What about Oakland? I nominate George Vukasin, the city’s former longtime councilmember, vice mayor and chairman of the Port of Oakland Authority, which he turned into the economic powerhouse it is today.
Vukasin was also chairman of the Oakland Coliseum Commission during its glory years, when it had three teams and all of them were happy to be in town. Conservative columnist (and big baseball fan) George Will called it “the best of the ‘70s cookie-cutter stadiums,” but now it’s a dump you’d be afraid to take your kids to.

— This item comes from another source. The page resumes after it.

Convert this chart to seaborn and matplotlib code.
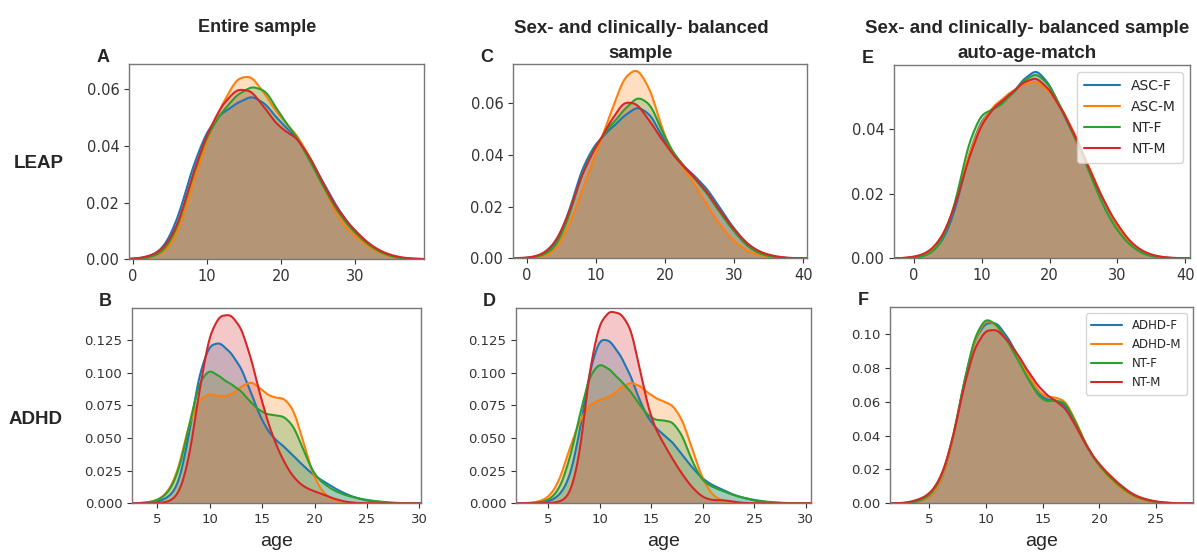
import matplotlib
matplotlib.use("Agg")
import matplotlib.pyplot as plt
import numpy as np
import seaborn as sns

# age grids the densities were read on
age_top = [0, 2, 4, 6, 8, 10, 12, 14, 16, 18, 20, 22, 24, 26, 28, 30, 32, 34, 36, 38]
age_bot = [3, 4, 5, 6, 7, 8, 9, 10, 11, 12, 13, 14, 15, 16, 17, 18, 19, 20,
           21, 22, 23, 24, 25, 26, 27, 28, 29]

leap_groups = ["ASC-F", "ASC-M", "NT-F", "NT-M"]
adhd_groups = ["ADHD-F", "ADHD-M", "NT-F", "NT-M"]

# LEAP, entire sample (A)
a_asc_f = [0, 0.0005, 0.003, 0.013, 0.032, 0.045, 0.051, 0.054, 0.0573, 0.054, 0.047, 0.043, 0.035, 0.025, 0.016, 0.0095, 0.0045, 0.0015, 0.0003, 0]
a_asc_m = [0, 0.0003, 0.0015, 0.008, 0.026, 0.043, 0.055, 0.065, 0.066, 0.058, 0.050, 0.045, 0.036, 0.024, 0.013, 0.008, 0.004, 0.0012, 0.0002, 0]
a_nt_f = [0, 0.0003, 0.002, 0.010, 0.029, 0.044, 0.052, 0.058, 0.0612, 0.060, 0.050, 0.044, 0.034, 0.024, 0.015, 0.009, 0.0045, 0.0015, 0.0003, 0]
a_nt_m = [0, 0.0008, 0.003, 0.011, 0.030, 0.045, 0.055, 0.061, 0.0605, 0.053, 0.046, 0.044, 0.036, 0.025, 0.016, 0.010, 0.005, 0.002, 0.0006, 0]

# LEAP, sex- and clinically-balanced (C)
c_asc_f = [0, 0.0008, 0.004, 0.016, 0.035, 0.044, 0.049, 0.054, 0.0585, 0.055, 0.044, 0.037, 0.032, 0.027, 0.019, 0.011, 0.005, 0.0018, 0.0004, 0]
c_asc_m = [0, 0.0003, 0.002, 0.011, 0.025, 0.039, 0.053, 0.068, 0.072, 0.063, 0.044, 0.036, 0.029, 0.020, 0.012, 0.006, 0.0025, 0.0008, 0.0002, 0]
c_nt_f = [0, 0.0008, 0.003, 0.014, 0.033, 0.043, 0.050, 0.056, 0.062, 0.059, 0.045, 0.037, 0.031, 0.025, 0.017, 0.010, 0.004, 0.0013, 0.0003, 0]
c_nt_m = [0.0002, 0.001, 0.005, 0.016, 0.033, 0.043, 0.052, 0.061, 0.060, 0.052, 0.044, 0.037, 0.032, 0.026, 0.018, 0.011, 0.005, 0.002, 0.0007, 0.0001]

# LEAP, auto-age-match (E)
e_asc_f = [0.0002, 0.001, 0.004, 0.013, 0.031, 0.042, 0.045, 0.048, 0.053, 0.057, 0.052, 0.043, 0.035, 0.026, 0.017, 0.009, 0.004, 0.0013, 0.0003, 0]
e_asc_m = [0.0003, 0.0012, 0.005, 0.015, 0.031, 0.041, 0.046, 0.049, 0.052, 0.053, 0.050, 0.044, 0.036, 0.026, 0.017, 0.009, 0.004, 0.0015, 0.0004, 0.0001]
e_nt_f = [0.0001, 0.0007, 0.004, 0.015, 0.035, 0.044, 0.0445, 0.048, 0.053, 0.056, 0.052, 0.044, 0.035, 0.025, 0.015, 0.008, 0.0035, 0.001, 0.0002, 0]
e_nt_m = [0.0004, 0.0015, 0.0055, 0.015, 0.030, 0.041, 0.046, 0.049, 0.053, 0.055, 0.051, 0.044, 0.036, 0.026, 0.017, 0.010, 0.0045, 0.0017, 0.0005, 0.0001]

# ADHD, entire sample (B)
b_adhd_f = [0, 0.0003, 0.001, 0.004, 0.012, 0.050, 0.100, 0.122, 0.123, 0.115, 0.104, 0.083, 0.062, 0.050, 0.044, 0.036, 0.028, 0.021, 0.016, 0.011, 0.007, 0.004, 0.002, 0.001, 0.0003, 0, 0]
b_adhd_m = [0, 0.0005, 0.002, 0.008, 0.024, 0.062, 0.081, 0.085, 0.082, 0.083, 0.090, 0.095, 0.087, 0.081, 0.082, 0.074, 0.045, 0.018, 0.006, 0.002, 0.0005, 0.0001, 0, 0, 0, 0, 0]
b_nt_f = [0, 0.0005, 0.002, 0.007, 0.022, 0.058, 0.094, 0.103, 0.096, 0.091, 0.086, 0.076, 0.069, 0.067, 0.067, 0.060, 0.039, 0.021, 0.014, 0.009, 0.006, 0.004, 0.0025, 0.0015, 0.0007, 0.0002, 0]
b_nt_m = [0, 0, 0.0001, 0.0008, 0.005, 0.030, 0.085, 0.129, 0.142, 0.1425, 0.133, 0.108, 0.075, 0.050, 0.032, 0.019, 0.012, 0.009, 0.006, 0.003, 0.001, 0.0002, 0, 0, 0, 0, 0]

# ADHD, sex- and clinically-balanced (D)
d_adhd_f = [0, 0.0003, 0.001, 0.005, 0.016, 0.050, 0.100, 0.124, 0.121, 0.110, 0.095, 0.073, 0.059, 0.052, 0.046, 0.036, 0.026, 0.018, 0.013, 0.010, 0.006, 0.004, 0.002, 0.001, 0.0004, 0.0001, 0]
d_adhd_m = [0.0002, 0.001, 0.004, 0.015, 0.040, 0.062, 0.075, 0.078, 0.080, 0.087, 0.092, 0.088, 0.081, 0.077, 0.075, 0.064, 0.040, 0.017, 0.005, 0.0015, 0.0003, 0, 0, 0, 0, 0, 0]
d_nt_f = [0, 0.0005, 0.002, 0.009, 0.030, 0.065, 0.097, 0.106, 0.100, 0.092, 0.084, 0.072, 0.063, 0.062, 0.062, 0.052, 0.030, 0.016, 0.012, 0.009, 0.006, 0.004, 0.0025, 0.0013, 0.0006, 0.0002, 0]
d_nt_m = [0, 0, 0.0001, 0.0008, 0.004, 0.030, 0.100, 0.134, 0.141, 0.139, 0.130, 0.093, 0.060, 0.046, 0.033, 0.021, 0.011, 0.004, 0.002, 0.0025, 0.001, 0.0002, 0, 0, 0, 0, 0]

# ADHD, auto-age-match (F)
f_adhd_f = [0.0001, 0.001, 0.003, 0.011, 0.033, 0.070, 0.098, 0.107, 0.107, 0.097, 0.085, 0.072, 0.061, 0.061, 0.059, 0.046, 0.032, 0.022, 0.015, 0.009, 0.0045, 0.002, 0.0007, 0.0001, 0, 0, 0]
f_adhd_m = [0.0001, 0.001, 0.003, 0.011, 0.033, 0.068, 0.097, 0.109, 0.104, 0.094, 0.083, 0.072, 0.062, 0.062, 0.061, 0.047, 0.032, 0.021, 0.014, 0.008, 0.004, 0.0015, 0.0005, 0.0002, 0, 0, 0]
f_nt_f = [0.0001, 0.001, 0.004, 0.013, 0.035, 0.070, 0.100, 0.111, 0.106, 0.095, 0.083, 0.070, 0.060, 0.061, 0.061, 0.047, 0.032, 0.022, 0.015, 0.009, 0.0045, 0.002, 0.0007, 0.0001, 0, 0, 0]
f_nt_m = [0.0003, 0.002, 0.005, 0.014, 0.035, 0.068, 0.093, 0.103, 0.103, 0.096, 0.086, 0.075, 0.066, 0.061, 0.057, 0.045, 0.032, 0.023, 0.016, 0.010, 0.005, 0.0025, 0.001, 0.0003, 0, 0, 0]

colors = sns.color_palette("tab10", 4)

sns.set_style("ticks")
plt.rcParams["font.family"] = ["DejaVu Sans"]
arial = ["Liberation Sans", "DejaVu Sans"]

fig = plt.figure(figsize=(11.97, 5.53), dpi=100)

panels = [
    # letter, rect, ages, series, labels, smoothing sd, xlim, ylim, xticks, yticks, fmt, tick size, legend
    ("A", [0.1078, 0.5316, 0.2464, 0.3526], age_top, [a_asc_f, a_asc_m, a_nt_f, a_nt_m], leap_groups, 1.2,
     (-0.55, 39.3), (0, 0.069), [0, 10, 20, 30], [0, 0.02, 0.04, 0.06], "{:.2f}", 10.5, False),
    ("C", [0.4286, 0.5329, 0.2454, 0.3513], age_top, [c_asc_f, c_asc_m, c_nt_f, c_nt_m], leap_groups, 1.2,
     (-1.98, 40.5), (0, 0.075), [0, 10, 20, 30, 40], [0, 0.02, 0.04, 0.06], "{:.2f}", 10.5, False),
    ("E", [0.7469, 0.5329, 0.2473, 0.3495], age_top, [e_asc_f, e_asc_m, e_nt_f, e_nt_m], leap_groups, 1.2,
     (-2.95, 40.7), (0, 0.0598), [0, 10, 20, 30, 40], [0, 0.02, 0.04], "{:.2f}", 10.5, True),
    ("B", [0.1103, 0.0899, 0.2412, 0.3532], age_bot, [b_adhd_f, b_adhd_m, b_nt_f, b_nt_m], adhd_groups, 0.6,
     (2.59, 30.13), (0, 0.1495), [5, 10, 15, 20, 25, 30], [0, 0.025, 0.05, 0.075, 0.1, 0.125], "{:.3f}", 9.5, False),
    ("D", [0.4311, 0.0899, 0.2462, 0.3526], age_bot, [d_adhd_f, d_adhd_m, d_nt_f, d_nt_m], adhd_groups, 0.6,
     (1.85, 30.48), (0, 0.1495), [5, 10, 15, 20, 25, 30], [0, 0.025, 0.05, 0.075, 0.1, 0.125], "{:.3f}", 9.5, False),
    ("F", [0.7435, 0.0899, 0.2531, 0.3544], age_bot, [f_adhd_f, f_adhd_m, f_nt_f, f_nt_m], adhd_groups, 0.6,
     (1.53, 28.27), (0, 0.116), [5, 10, 15, 20, 25], [0, 0.02, 0.04, 0.06, 0.08, 0.1], "{:.2f}", 9.5, True),
]

for letter, rect, ages, series, labels, sd, xlim, ylim, xt, yt, yfmt, fs, show_leg in panels:
    ax = fig.add_axes(rect)
    for vals, lab, col in zip(series, labels, colors):
        # bandwidth factor so the kernel sd is `sd` years
        bw = sd / np.sqrt(np.cov(ages, aweights=vals))
        sns.kdeplot(x=ages, weights=vals, bw_method=bw, cut=1.5, color=col,
                    lw=1.5, label=lab, ax=ax)
        sns.kdeplot(x=ages, weights=vals, bw_method=bw, cut=1.5, color=col,
                    fill=True, alpha=0.25, linewidth=0, ax=ax)
    ax.set_xlabel("")
    ax.set_ylabel("")
    ax.set_xlim(*xlim)
    ax.set_ylim(*ylim)
    ax.set_xticks(xt)
    ax.set_yticks(yt)
    ax.set_yticklabels([yfmt.format(v) for v in yt])
    ax.tick_params(labelsize=fs, colors="#333333", length=3.5, width=0.8)
    for sp in ax.spines.values():
        sp.set_color("#777777")
        sp.set_linewidth(1.0)
    if show_leg:
        handles = [ln for ln in ax.get_lines() if ln.get_label() in labels]
        ax.legend(handles=handles, labels=labels, loc="upper right",
                  fontsize=10 if letter == "E" else 8.5,
                  handlelength=2.6, borderpad=0.5, labelspacing=0.5)
    # panel letter
    fig.text(rect[0] - 0.022, rect[1] + rect[3] + 0.012, letter, fontsize=13,
             fontweight="bold", family=arial, ha="center", va="center")
    if letter in "BDF":
        fig.text(rect[0] + rect[2] / 2, 1 - 541 / 553, "age", fontsize=14,
                 family=arial, ha="center", va="center")

# column headers
fig.text(0.215, 0.951, "Entire sample", fontsize=13, fontweight="bold",
         family=arial, ha="center", va="center")
fig.text(0.5355, 0.948, "Sex- and clinically- balanced", fontsize=13.5, fontweight="bold",
         family=arial, ha="center", va="center")
fig.text(0.5355, 0.904, "sample", fontsize=13.5, fontweight="bold",
         family=arial, ha="center", va="center")
fig.text(0.858, 0.948, "Sex- and clinically- balanced sample", fontsize=13.5, fontweight="bold",
         family=arial, ha="center", va="center")
fig.text(0.858, 0.904, "auto-age-match", fontsize=13.5, fontweight="bold",
         family=arial, ha="center", va="center")

# row headers
fig.text(0.032, 1 - 164 / 553, "LEAP", fontsize=13.5, fontweight="bold",
         family=arial, ha="center", va="center")
fig.text(0.030, 1 - 420 / 553, "ADHD", fontsize=13.5, fontweight="bold",
         family=arial, ha="center", va="center")

fig.savefig("out.png", dpi=100)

And El Cerrito? Sundar Shadi, of course, the Sikh immigrant who gifted his neighbors every holiday season with an elaborate display of the town of Bethlehem in his front yard, featuring scores of papier-mache shepherds, wise men, angels, camels, goats, sheep, doves etc., a tradition El Cerrito citizens have continued every Christmastime for more than 20 years since his death.
Albany? In 1908 the residents were plagued by the constant dumping of garbage from Berkeley, and nobody could make it stop. Finally, though, a small group of women with two shotguns and a 22-caliber rifle confronted the drivers of the horse-drawn garbage wagons and told them to go home, which they hastily did, wisely never to return. Nobody remembers those women’s names, but they deserve a statue too.
Last but not least are three women to whom all of us are indebted: Sylvia McLaughlin, Kay Kerr and Esther Gulick, who literally saved San Francisco Bay.
In 1959 they were appalled to read in the Oakland Tribune that the Army Corps of Engineers planned to carve off the top of San Bruno Mountain and dump it into the bay, which would have turned it into a mere shipping channel. So they founded the Save The Bay Association and started organizing. Critics ridiculed them as “do-gooders,” “posey-pickers” and “little old ladies in tennis shoes,” but they persevered and the Bay was saved.
We should honor all these heroes. A society that forgets its past has no hope for its future.